What keeps the Panthers, this week's Ravens' opponent, going?

November 17, 2010|By Edward Lee, The Baltimore Sun

The cheers died down a long time ago for the Carolina Panthers.

The Panthers are 1-8, have lost six starters to injuries, and will likely begin next season with a new head coach.

And despite those obstacles, Carolina is determined to play a role in shaping the NFL landscape — beginning with Sunday's home game against the 6-3 Ravens, who sit atop the AFC North.

"Man, we're just trying to stay positive," middle linebacker Jon Beason said during a conference call with Baltimore media Wednesday. "We realize that we're young, and we realize that we got hit really hard with the injury bug this year. A lot of things have backed up against us, but those circumstances don't control what happens on Sunday. So it's another opportunity to go out and try to get a win for the fans."

With just seven contests remaining, the team's stretch run is eerily similar to last season's when the Panthers won four of their last five games to conclude the season with a 8-8 record.

But Carolina would need to string together a seven-game winning streak and get significant help from the Atlanta Falcons, the New Orleans Saints and the Tampa Bay Buccaneers to qualify for the playoffs for the second time in three years. Even Beason was realistic enough to understand the improbability of that scenario.

"I think we're just playing for pride," Beason said. "I don't think 8-8 gets you into the dance this year. I think people will look back on this season and they're going to try to say what the 2010 Panthers were all about. I think it's the way you finish. People remember what you did in December, but I think we can finish strong and people will say, 'Hey, this team had a lot of character, they showed a lot of pride, and they never quit.'"

Ravens coach John Harbaugh emphasized that the Panthers are still a dangerous opponent standing in the Ravens' path.

"Every game is important in this league," Harbaugh said. "Our guys understand that. I don't think it's anything we're doing as coaches. There's no pep talk or anything like that. We've got mature guys — leaders — and you have to win every game. They all count the same. Every game counts for one win, and we need to win."

The Panthers aren't just running on fumes, they're limping to the finish line. The team has been forced to play without five starters in quarterback Matt Moore (torn labrum in right shoulder), right tackle Jeff Otah (left knee), middle linebacker Dan Connor (cracked bone in hip) and outside linebackers Thomas Davis (torn anterior cruciate ligament in right knee) and Jamar Williams (spinal concussion).

The injured-reserve list got a little longer Wednesday when the team lost DeAngelo Williams. The running back who rushed for 2,632 yards and 25 touchdowns in the previous two seasons was placed on injured reserve after a sprained arch in his right foot, which forced him to sit out the last three contests, did not appear to be healing quickly.

In addition, rookie quarterback Jimmy Clausen and running back Jonathan Stewart are both dealing with concussions, and left guard Travelle Wharton has been hampered by injuries to his toe and foot.
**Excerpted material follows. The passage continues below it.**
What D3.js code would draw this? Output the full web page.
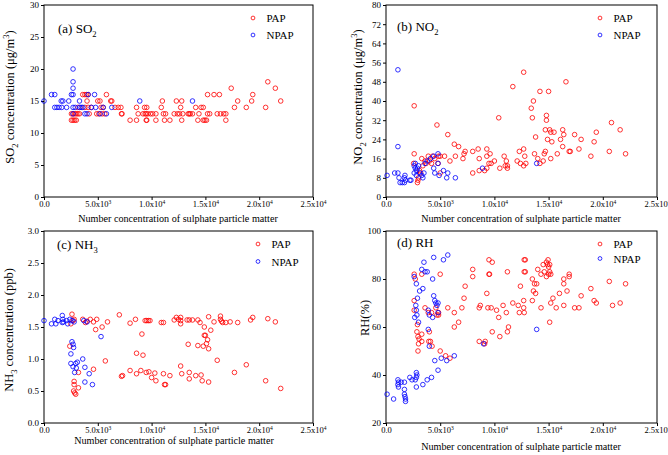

Those three players and Beason (knee) did not practice Wednesday.

So on Sunday, Carolina, which has lost by an average of two touchdowns and is 1-4 at Bank of America Stadium in Charlotte, N.C., could start either rookie Tony Pike or journeyman and former Raven Brian St. Pierre at quarterback and a third-string running back in Mike Goodson.

Cody Redding is sympathetic to the Panthers' troubles. In six seasons with the Detroit Lions and one with the Seattle Seahawks, Redding, a Ravens defensive end, has never played for a winning team, and he understands the frustration that can bubble within a locker room.
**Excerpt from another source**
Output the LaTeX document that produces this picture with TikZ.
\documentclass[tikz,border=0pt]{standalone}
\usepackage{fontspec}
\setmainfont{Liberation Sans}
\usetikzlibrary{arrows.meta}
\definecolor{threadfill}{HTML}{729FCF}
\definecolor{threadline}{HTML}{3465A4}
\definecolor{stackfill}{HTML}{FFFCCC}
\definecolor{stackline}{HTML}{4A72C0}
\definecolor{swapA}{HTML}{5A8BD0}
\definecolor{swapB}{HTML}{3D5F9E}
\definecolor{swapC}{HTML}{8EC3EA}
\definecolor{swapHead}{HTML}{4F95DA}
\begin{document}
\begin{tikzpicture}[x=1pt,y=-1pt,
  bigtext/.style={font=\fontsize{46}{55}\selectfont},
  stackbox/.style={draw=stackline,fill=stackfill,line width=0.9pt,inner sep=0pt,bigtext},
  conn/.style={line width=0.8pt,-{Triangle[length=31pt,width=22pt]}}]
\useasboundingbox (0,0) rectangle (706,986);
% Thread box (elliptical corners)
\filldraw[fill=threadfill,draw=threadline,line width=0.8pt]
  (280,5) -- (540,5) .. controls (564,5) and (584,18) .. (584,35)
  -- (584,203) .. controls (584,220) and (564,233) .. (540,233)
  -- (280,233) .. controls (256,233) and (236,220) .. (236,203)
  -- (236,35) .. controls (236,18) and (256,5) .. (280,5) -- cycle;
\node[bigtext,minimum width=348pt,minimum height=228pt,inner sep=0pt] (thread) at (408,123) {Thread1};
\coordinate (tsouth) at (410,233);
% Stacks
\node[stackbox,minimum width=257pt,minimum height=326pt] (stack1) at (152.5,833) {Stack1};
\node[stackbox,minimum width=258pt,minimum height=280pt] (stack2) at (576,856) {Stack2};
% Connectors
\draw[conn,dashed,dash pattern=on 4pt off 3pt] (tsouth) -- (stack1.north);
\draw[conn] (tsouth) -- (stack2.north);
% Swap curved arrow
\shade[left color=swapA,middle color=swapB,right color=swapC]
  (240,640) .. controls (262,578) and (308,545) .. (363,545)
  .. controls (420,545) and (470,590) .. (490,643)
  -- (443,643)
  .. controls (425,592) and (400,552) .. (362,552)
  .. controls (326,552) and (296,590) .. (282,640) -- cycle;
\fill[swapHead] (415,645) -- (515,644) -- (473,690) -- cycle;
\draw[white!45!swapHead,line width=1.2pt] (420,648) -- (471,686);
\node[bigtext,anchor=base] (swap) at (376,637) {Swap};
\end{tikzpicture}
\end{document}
Asked if Carolina would employ a nothing-to-lose approach to Sunday, Redding smiled.

"Those were some of the speeches that we had in Detroit," he recalled. "'Here we are, this is what it is, let's go out. We have nothing to lose. So let's go out there and let everything hang out and let the chips fall where they may.' That was the attitude. So I'm pretty sure that's where they're at mindset-wise. You can't take that for granted. Those guys are professionals, and they get paid. They're going to go out and they're going to fight their butts off."

Practice squad quarterback Hunter Cantwell, who spent last year and the preseason with the Panthers before getting cut, said he doesn't expect his former teammates to wilt against the Ravens.

"Those guys aren't going to give up, not until the season is over," Cantwell said. "They're not going to quit coming to work or quit working hard. I expect him to come out and play hard. They've got some talented players. They'll give us their best, that's for sure."

Cantwell said some of the Panthers' determination stems from head coach John Fox, who is in the final year of his contract and will likely not be retained after this season. Fox said despite the trials and tribulations, he has not detected a decline in the team's attitude.

"Yeah, our guys are fighting through a tough situation," he said. "Everybody in that locker room is giving the best they've got, and I don't think that will change moving forward."